● **Direction**
In the records below, begin at the line containing "Output the Python" and end at the line containing "import plotly.graph_objects as go"; quote every line in that span exactly, including both boundary lines, and no others.

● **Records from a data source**
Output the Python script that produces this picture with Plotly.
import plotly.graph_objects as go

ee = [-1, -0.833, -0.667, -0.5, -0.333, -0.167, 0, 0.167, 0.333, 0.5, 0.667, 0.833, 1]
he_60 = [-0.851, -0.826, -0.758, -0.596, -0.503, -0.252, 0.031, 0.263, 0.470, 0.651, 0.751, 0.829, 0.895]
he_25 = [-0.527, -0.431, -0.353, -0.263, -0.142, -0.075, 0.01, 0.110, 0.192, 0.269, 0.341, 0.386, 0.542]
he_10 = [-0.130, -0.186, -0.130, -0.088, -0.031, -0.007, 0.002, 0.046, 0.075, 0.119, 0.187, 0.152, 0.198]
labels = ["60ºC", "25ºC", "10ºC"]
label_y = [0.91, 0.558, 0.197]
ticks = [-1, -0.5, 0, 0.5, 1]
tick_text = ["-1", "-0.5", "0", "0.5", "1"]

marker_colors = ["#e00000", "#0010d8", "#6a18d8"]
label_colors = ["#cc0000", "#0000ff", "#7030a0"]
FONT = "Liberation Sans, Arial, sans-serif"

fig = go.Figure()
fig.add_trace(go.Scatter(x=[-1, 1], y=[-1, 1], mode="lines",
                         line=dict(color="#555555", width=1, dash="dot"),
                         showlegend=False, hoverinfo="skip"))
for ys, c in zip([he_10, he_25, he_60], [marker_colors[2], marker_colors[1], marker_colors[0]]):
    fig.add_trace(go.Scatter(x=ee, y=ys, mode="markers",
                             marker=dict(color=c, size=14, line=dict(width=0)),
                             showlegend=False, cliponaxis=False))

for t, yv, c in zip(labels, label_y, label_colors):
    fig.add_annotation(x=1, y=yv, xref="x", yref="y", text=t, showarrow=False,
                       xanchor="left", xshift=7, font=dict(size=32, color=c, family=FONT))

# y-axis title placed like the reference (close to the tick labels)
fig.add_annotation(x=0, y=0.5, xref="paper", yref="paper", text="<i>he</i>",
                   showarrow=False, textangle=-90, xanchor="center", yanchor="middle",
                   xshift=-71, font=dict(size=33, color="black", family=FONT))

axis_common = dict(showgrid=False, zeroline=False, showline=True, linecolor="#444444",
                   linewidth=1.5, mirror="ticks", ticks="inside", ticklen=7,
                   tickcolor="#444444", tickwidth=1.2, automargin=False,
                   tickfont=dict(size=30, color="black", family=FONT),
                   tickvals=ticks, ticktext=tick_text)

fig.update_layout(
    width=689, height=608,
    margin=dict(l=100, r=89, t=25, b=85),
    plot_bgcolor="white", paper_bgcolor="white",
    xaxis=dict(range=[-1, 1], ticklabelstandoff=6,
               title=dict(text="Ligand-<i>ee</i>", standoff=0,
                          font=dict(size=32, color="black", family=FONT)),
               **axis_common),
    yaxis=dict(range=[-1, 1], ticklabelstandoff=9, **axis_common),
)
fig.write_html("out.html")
* * *
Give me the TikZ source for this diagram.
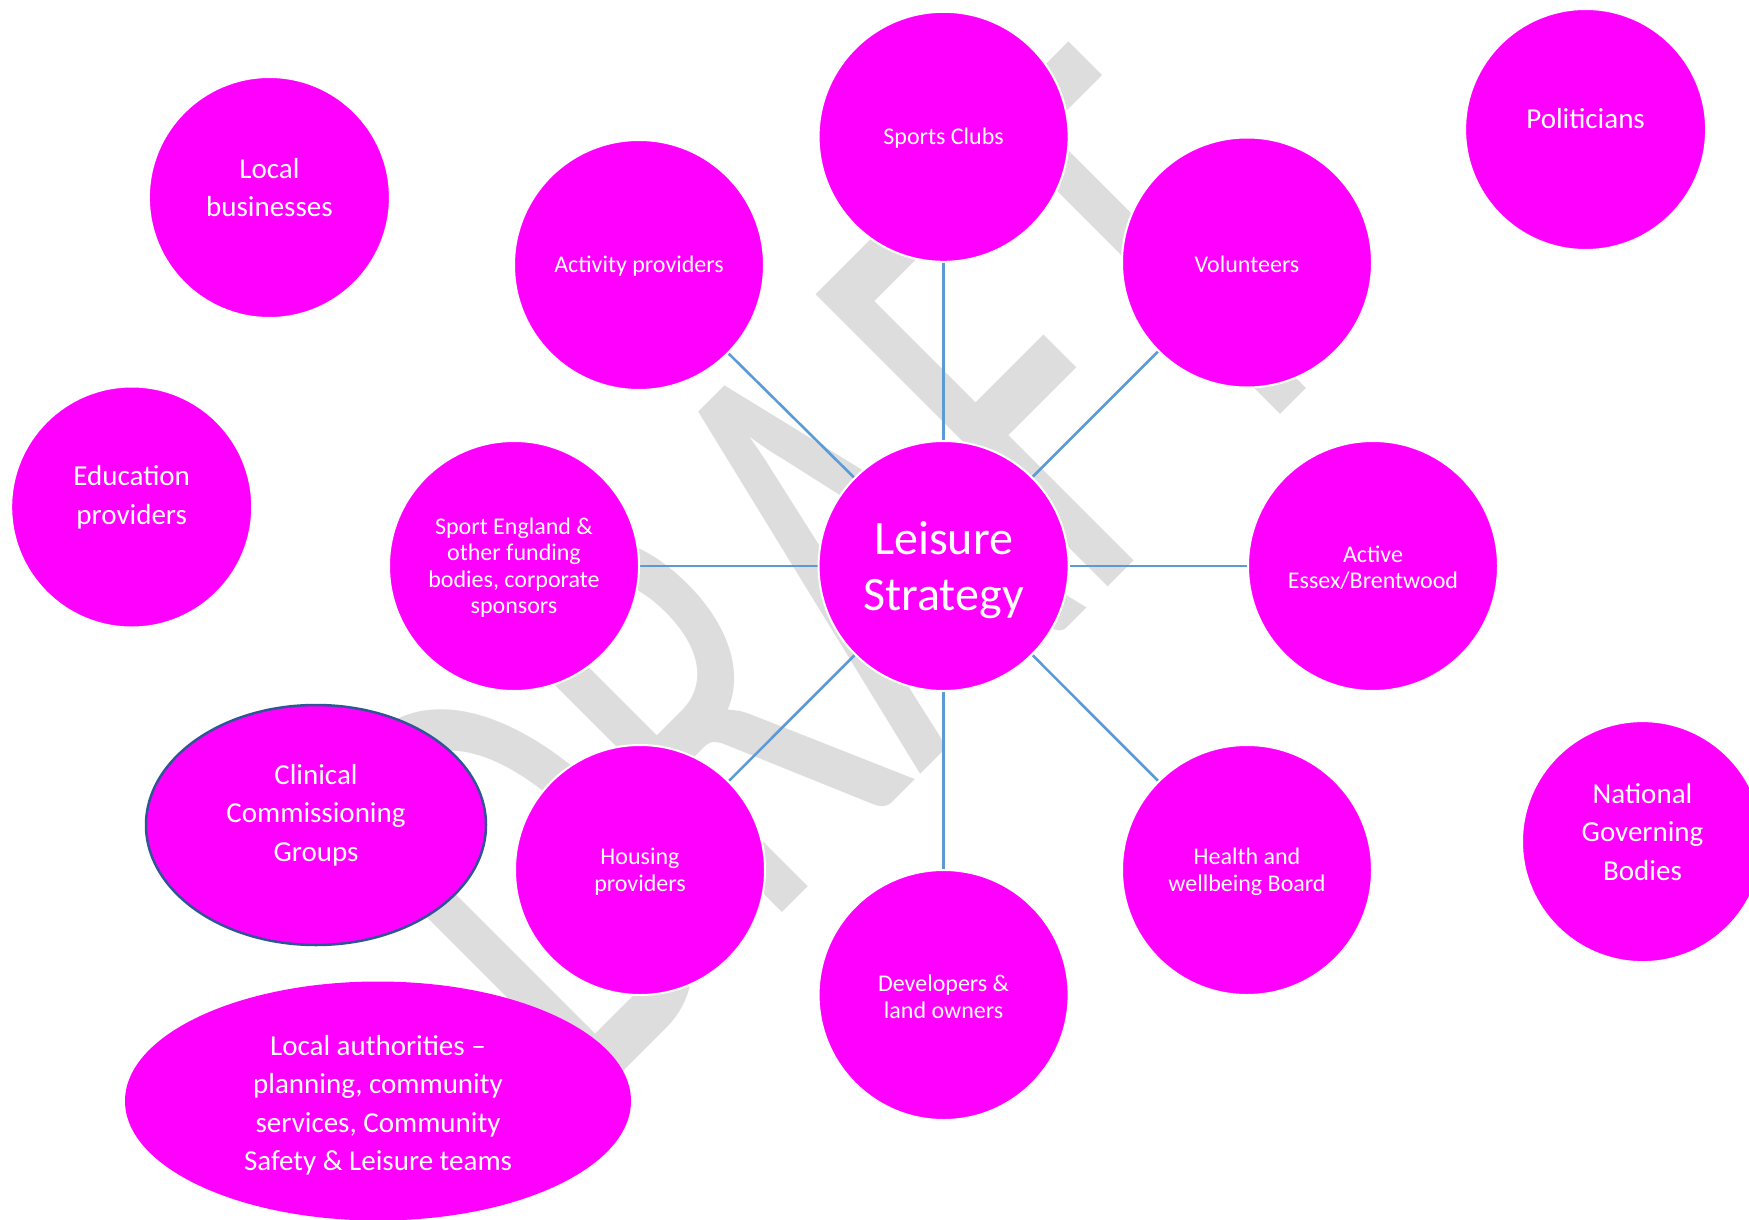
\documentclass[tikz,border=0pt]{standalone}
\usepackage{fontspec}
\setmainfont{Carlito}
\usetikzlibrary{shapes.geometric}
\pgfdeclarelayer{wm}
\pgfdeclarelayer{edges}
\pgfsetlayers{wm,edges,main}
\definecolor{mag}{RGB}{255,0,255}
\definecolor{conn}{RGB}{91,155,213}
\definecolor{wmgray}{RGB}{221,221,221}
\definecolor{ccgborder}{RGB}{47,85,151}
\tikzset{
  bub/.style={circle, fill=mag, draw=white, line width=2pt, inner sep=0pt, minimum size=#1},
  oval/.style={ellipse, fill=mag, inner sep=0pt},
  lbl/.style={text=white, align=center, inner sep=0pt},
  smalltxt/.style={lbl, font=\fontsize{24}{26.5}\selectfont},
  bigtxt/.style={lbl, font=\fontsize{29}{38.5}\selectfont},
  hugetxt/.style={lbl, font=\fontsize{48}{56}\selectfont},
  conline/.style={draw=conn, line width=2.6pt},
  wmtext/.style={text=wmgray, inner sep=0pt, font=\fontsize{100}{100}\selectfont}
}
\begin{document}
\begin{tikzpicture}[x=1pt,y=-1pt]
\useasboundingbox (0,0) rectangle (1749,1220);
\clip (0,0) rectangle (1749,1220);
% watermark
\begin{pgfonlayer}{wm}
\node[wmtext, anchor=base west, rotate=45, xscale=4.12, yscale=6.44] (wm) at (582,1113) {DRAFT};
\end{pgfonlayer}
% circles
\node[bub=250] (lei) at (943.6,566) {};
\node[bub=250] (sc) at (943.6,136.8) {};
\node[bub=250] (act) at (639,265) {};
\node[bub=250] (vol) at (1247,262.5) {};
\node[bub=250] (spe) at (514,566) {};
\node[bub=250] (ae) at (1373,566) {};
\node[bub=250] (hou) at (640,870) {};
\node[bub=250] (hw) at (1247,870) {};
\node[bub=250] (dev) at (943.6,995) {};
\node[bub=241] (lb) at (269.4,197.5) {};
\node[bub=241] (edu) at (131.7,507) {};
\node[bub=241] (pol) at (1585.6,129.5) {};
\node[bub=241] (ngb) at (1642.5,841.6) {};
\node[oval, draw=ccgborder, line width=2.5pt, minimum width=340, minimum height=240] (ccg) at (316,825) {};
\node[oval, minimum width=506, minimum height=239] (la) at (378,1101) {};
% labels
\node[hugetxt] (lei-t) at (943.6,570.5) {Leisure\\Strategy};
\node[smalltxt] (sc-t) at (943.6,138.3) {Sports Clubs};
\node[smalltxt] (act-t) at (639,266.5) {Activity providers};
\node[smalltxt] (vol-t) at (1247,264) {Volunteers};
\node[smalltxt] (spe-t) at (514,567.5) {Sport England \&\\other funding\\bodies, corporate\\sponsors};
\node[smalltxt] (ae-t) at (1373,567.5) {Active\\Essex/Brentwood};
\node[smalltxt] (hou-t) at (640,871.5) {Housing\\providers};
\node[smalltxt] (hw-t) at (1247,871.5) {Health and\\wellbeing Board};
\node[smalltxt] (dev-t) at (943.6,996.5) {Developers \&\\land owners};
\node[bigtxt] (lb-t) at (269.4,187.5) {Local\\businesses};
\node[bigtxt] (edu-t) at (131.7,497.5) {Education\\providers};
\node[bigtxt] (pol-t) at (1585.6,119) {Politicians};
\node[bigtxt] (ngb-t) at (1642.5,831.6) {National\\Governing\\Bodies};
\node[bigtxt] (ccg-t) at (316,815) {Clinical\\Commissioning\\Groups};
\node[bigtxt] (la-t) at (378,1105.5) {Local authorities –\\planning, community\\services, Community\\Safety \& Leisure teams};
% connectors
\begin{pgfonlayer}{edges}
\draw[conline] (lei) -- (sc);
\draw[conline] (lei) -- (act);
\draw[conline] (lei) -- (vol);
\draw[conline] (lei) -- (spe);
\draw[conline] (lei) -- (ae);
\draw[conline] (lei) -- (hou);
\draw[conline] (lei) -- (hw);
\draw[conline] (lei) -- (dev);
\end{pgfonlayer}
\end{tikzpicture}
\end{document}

● **Exercise output**
Output the Python script that produces this picture with Plotly.
import plotly.graph_objects as go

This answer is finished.